NITCH

Photo of Nina Simone

Nina Simone // "I had a technique, and I used it. To cast the spell over an audience I would start with a song to create a certain mood which I carried into the next song and then on through into the third, until I created a certain climax of feeling and by then they would be hypnotized. To check, I'd stop and do nothing for a moment and I'd hear absolute silence: I'd got them. It was always an uncanny moment. It was as if there was a power source somewhere that we all plugged into, and the bigger the audience the easier it was…as if each person supplied a certain amount of power. As I moved on from clubs into bigger halls I learned to prepare myself thoroughly: I'd go to the empty hall in the afternoon and walk around to see where the people were sitting, how close they'd be to me at the front and how far away at the back, whether the seats got closer together or further apart, how big the stage was, how the lights were positioned, where the microphones were going to hit…everything. I was especially careful of microphones, taking the trouble to find one that worked for me… So by the time I got on stage I knew exactly what I was doing."

Photo of John Cassavetes

John Cassavetes // "These days, everybody is supposed to be so intelligent: 'Did you hear about the earthquake in Peru?' And you’re supposed to have all the answers. But when it gets down to the nitty-gritty, like, 'What is bugging you…why can’t you make it with your wife? Why do you lie awake all night staring at the ceiling? Why, why, why do you refuse to recognize you have problems and deal with them?' The answer is that people have forgotten how to relate or respond. In this day of mass communications and instant communications, there is no communication between people. Instead it’s long-winded stories or hostile bits, or laughter. But nobody’s really laughing. It’s more a hysterical, joyless kind of sound. Translation: 'I am here and I don’t know why.'"

Photo of Pina Bausch

Pina Bausch // "I’m searching for...the right images. And I have no words for that. But I know right away when I’ve got it. If I say, it will be like this, it would limit it somehow. I like very much to be completely open, and allow things to happen."

Photo of Frédéric Chopin

Frédéric Chopin // "It is dreadful when something weighs on your mind, not to have a soul to unburden yourself to. You know what I mean. I tell my piano the things I used to tell you."

Photo of Vincent van Gogh

Vincent van Gogh // "I want something more concise, more simple, more serious; I want more soul and more love and more heart."

Photo of Tupac Shakur

Tupac Shakur // "A lot of people...have a problem being true to themselves. They have a problem looking into the mirror and looking directly into their own souls. The reason I can...walk around, the reason I am who I am today is because I can look directly into my face and find my soul."
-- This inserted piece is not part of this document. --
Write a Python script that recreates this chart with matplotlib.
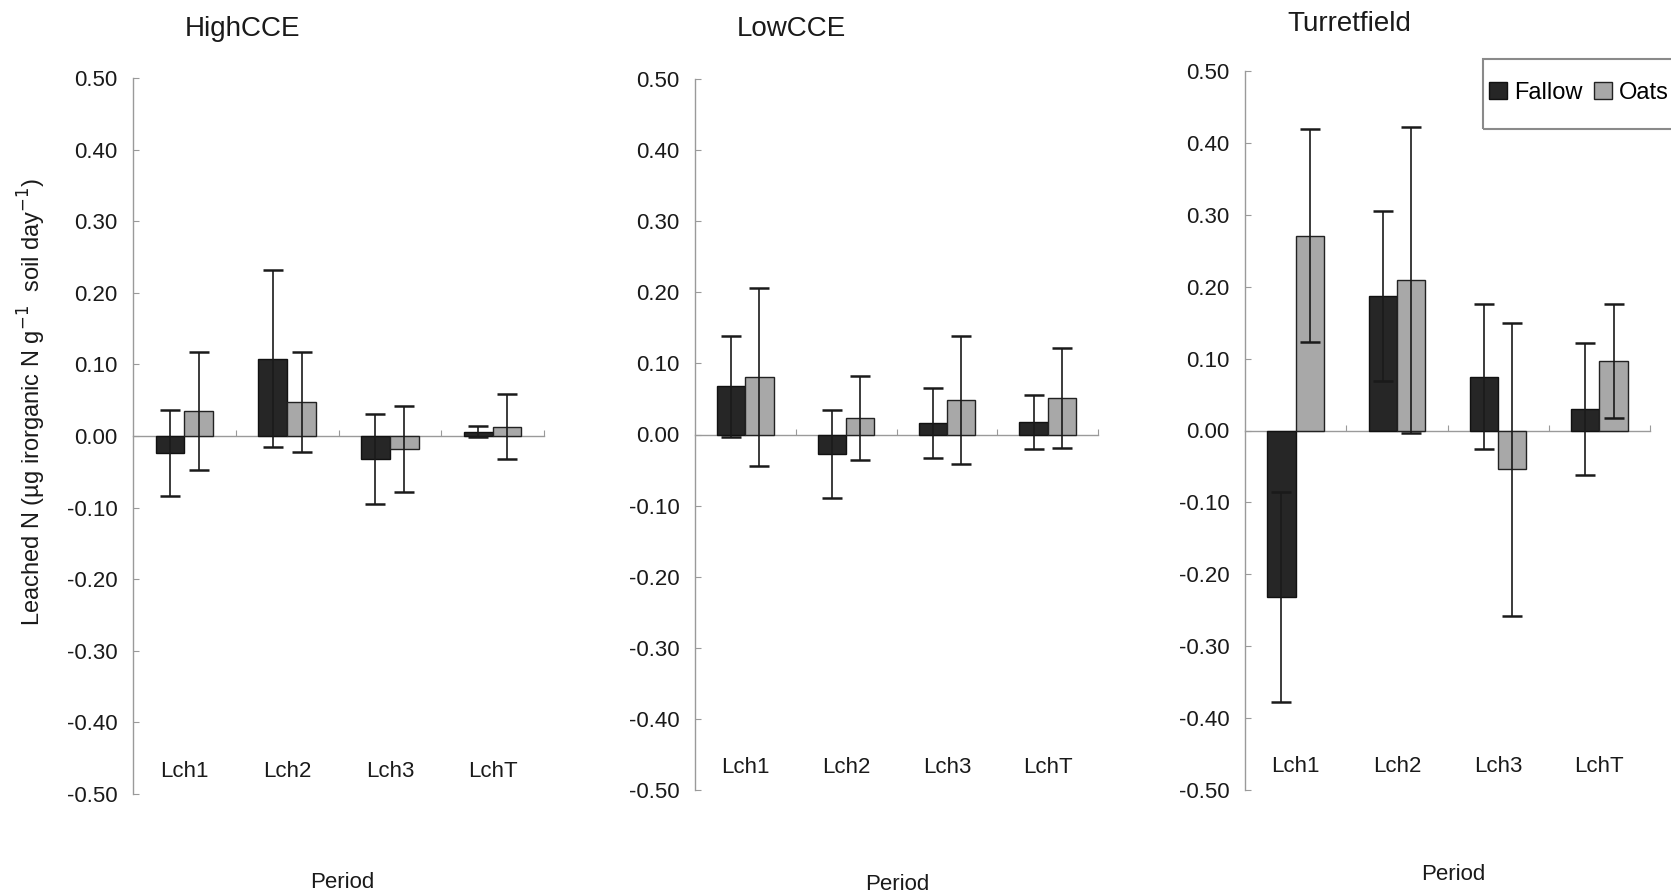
import matplotlib
matplotlib.use('Agg')
import matplotlib.pyplot as plt
import matplotlib.patches as patches
import numpy as np

plt.rcParams['font.family'] = ['Liberation Sans', 'DejaVu Sans']
plt.rcParams['axes.unicode_minus'] = False

periods = ['Lch1', 'Lch2', 'Lch3', 'LchT']
sites = ['HighCCE', 'LowCCE', 'Turretfield']
yticks = [-0.5, -0.4, -0.3, -0.2, -0.1, 0.0, 0.1, 0.2, 0.3, 0.4, 0.5]

# mean leached N and error for each site
high_fallow = [-0.024, 0.108, -0.032, 0.006]
high_fallow_err = [0.060, 0.124, 0.063, 0.008]
high_oats = [0.035, 0.048, -0.018, 0.013]
high_oats_err = [0.082, 0.070, 0.060, 0.045]

low_fallow = [0.068, -0.027, 0.016, 0.018]
low_fallow_err = [0.071, 0.062, 0.049, 0.038]
low_oats = [0.081, 0.023, 0.048, 0.051]
low_oats_err = [0.125, 0.059, 0.090, 0.070]

turret_fallow = [-0.231, 0.187, 0.075, 0.030]
turret_fallow_err = [0.146, 0.118, 0.101, 0.092]
turret_oats = [0.271, 0.209, -0.054, 0.097]
turret_oats_err = [0.148, 0.213, 0.204, 0.079]

fallow = [high_fallow, low_fallow, turret_fallow]
fallow_err = [high_fallow_err, low_fallow_err, turret_fallow_err]
oats = [high_oats, low_oats, turret_oats]
oats_err = [high_oats_err, low_oats_err, turret_oats_err]

W, H = 1671, 894
fig = plt.figure(figsize=(W / 100, H / 100), dpi=100)

# axes boxes in pixels: left, top, right, bottom
boxes = [(133, 78, 544, 794), (695, 79, 1098, 790), (1245, 71, 1650, 790)]
title_pos = [(243, 29), (791, 29), (1349, 24)]
period_pos = [(342, 883), (897, 884), (1453, 874)]

col_fallow = '#262626'
col_oats = '#a8a8a8'
bw = 0.28
x = np.arange(1, len(periods) + 1)

axes = []
for i, (l, t, r, b) in enumerate(boxes):
    ax = fig.add_axes([l / W, 1 - b / H, (r - l) / W, (b - t) / H])
    axes.append(ax)

    ax.bar(x - bw / 2, fallow[i], bw, color=col_fallow, edgecolor='#111111',
           linewidth=1, label='Fallow', zorder=2)
    ax.bar(x + bw / 2, oats[i], bw, color=col_oats, edgecolor='#222222',
           linewidth=1, label='Oats', zorder=2)
    ax.errorbar(x - bw / 2, fallow[i], yerr=fallow_err[i], fmt='none',
                ecolor='#1a1a1a', elinewidth=1.2, capsize=7, capthick=1.8, zorder=3)
    ax.errorbar(x + bw / 2, oats[i], yerr=oats_err[i], fmt='none',
                ecolor='#1a1a1a', elinewidth=1.2, capsize=7, capthick=1.8, zorder=3)

    ax.set_xlim(0.5, 4.5)
    ax.set_ylim(-0.5, 0.5)
    ax.set_yticks(yticks)
    ax.set_yticklabels(['%.2f' % v for v in yticks])
    ax.set_xticks(x + 0.5)
    ax.set_xticklabels([])

    ax.spines['top'].set_visible(False)
    ax.spines['right'].set_visible(False)
    ax.spines['bottom'].set_position(('data', 0))
    for s in ['left', 'bottom']:
        ax.spines[s].set_color('#9a9a9a')
        ax.spines[s].set_linewidth(1)
        ax.spines[s].set_zorder(1)
    ax.tick_params(axis='y', direction='in', length=4, color='#9a9a9a',
                   labelsize=16, pad=11, labelcolor='#1a1a1a')
    ax.tick_params(axis='x', direction='in', length=4, color='#9a9a9a')

    for xi, p in zip(x, periods):
        ax.text(xi, -0.468, p, ha='center', va='center', fontsize=16, color='#1a1a1a')

    fig.text(title_pos[i][0] / W, 1 - title_pos[i][1] / H, sites[i],
             ha='center', va='center', fontsize=20, color='#1a1a1a')
    fig.text(period_pos[i][0] / W, 1 - period_pos[i][1] / H, 'Period',
             ha='center', va='center', fontsize=16, color='#1a1a1a')

fig.text(32 / W, 1 - 402 / H,
         'Leached N (µg irorganic N g$^{-1}$  soil day$^{-1}$)',
         rotation=90, ha='center', va='center', fontsize=17, color='#1a1a1a')

# legend with its own frame (box runs off the right edge)
fig.add_artist(patches.Rectangle((1483 / W, 1 - 129 / H), 200 / W, 70 / H,
                                 transform=fig.transFigure, fill=False,
                                 edgecolor='#8a8a8a', linewidth=1.5))
handles, labels = axes[2].get_legend_handles_labels()
fig.legend(handles, labels, loc='center left',
           bbox_to_anchor=(1489 / W, 1 - 93 / H), ncol=2, frameon=False,
           fontsize=17, handlelength=0.75, handleheight=0.75,
           handletextpad=0.3, columnspacing=0.5, borderpad=0, borderaxespad=0)

fig.savefig('out.png', dpi=100)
Photo of Nikos Kazantzakis

Nikos Kazantzakis // "Once, I saw a bee drown in honey, and I understood."

Photo of Charles Bukowski

Charles Bukowski // "Style is the answer to everything. A fresh way to approach a dull or dangerous thing. To do a dull thing with style is preferable to doing a dangerous thing without it. To do a dangerous thing with style is what I call art... Boxing can be art. Loving can be art. Opening a can of sardines can be an art... Not many have style. Not many can keep style... Style is the difference, a way of doing, a way of being done."

Photo of Björk

Björk // "In my most natural state, I'll be introverted for say, six days in a row, and then on the seventh day I'll become very extroverted... Then I'll have to go back inside myself... It's something I can't really control. It's a bit like the ocean and the tides."

Photo of Ettore Sottsass

Ettore Sottsass // "I like people who are not sure of themselves, the perplexed, the modest, those who try to understand."

Photo of Hossein Sabzian

Hossein Sabzian // "For me, art is the experience of what you’ve felt inside."

Photo of Robert Redford

Robert Redford // "I'm interested in that thing that happens where there's a breaking point for some people and not for others. You go through such hardship, things that are almost impossibly difficult, and there's no sign that it's going to get any better, and that's the point when people quit. But some don't."